The reliability of the method based on Friedman's empirical age equation (x²=kt, where x is the thickness of the hydration rim, k is the diffusion coefficient, and t is the time) is questioned from several grounds regarding temperature dependence, square root of time and determination of diffusion rate per sample and per site, as part of some successful attempts on the procedure and applications. The SIMS-SS age calculation procedure is separated into two major steps. The first step concerns the calculation of a 3rd order fitting polynomial of the SIMS profile (eq. 1). The second stage regards the determination of the saturation layer, i.e. its depth and concentration.
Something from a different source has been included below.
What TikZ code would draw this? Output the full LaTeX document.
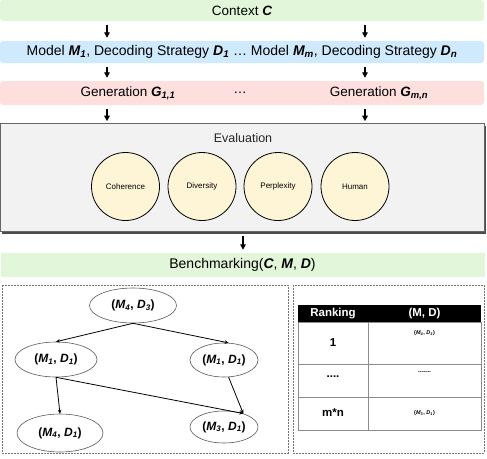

The whole computing processing is embedded in stand-alone software created in Matlab (version 7.0.1) software package with a graphical user interface and executable under Windows XP. Thus, the SIMS-SS age equation in years before present is given in eq. 2:

$c=e^{a+bx+cx^2+dx^3}$

Eq. 1 Fitting polynomial of the SIMS profile

$T=\frac{(C_1-C_2)^2\left(\frac{1.128}{1-\frac{0.177kC_1}{C_2}}\right)^2}{4Dse\!f\!\!f\left(\left.\frac{\mathrm dC}{\mathrm dx}\right|_{x=0}\right)^2}$

Eq. 2 The SIMS-SS age equation in years before present

Where, Ci is the intrinsic concentration of water, Cs is the saturation concentration, dC/dx is the diffusion coefficient for depth x=0, k is derived from a family of Crank's theoretical diffusion curves, and $Ds,eff$ is an effective diffusion coefficient (eq. 3) which relates the inverse gradient of the fit polynomial to well dated samples:

D_{s,eff} = aD_{s} + b/ (10^{22}D_{s}) = 8.051e^{−6}D_{s}+0.999/(1022D_{s}), Eq. 3

where Ds = (1/(dC/dx))10^{−11} assuming a constant flux and taken as unity. The eq. (2) and assumption of unity is a matter of further investigation.

Several commercial companies and university laboratories provide obsidian hydration services.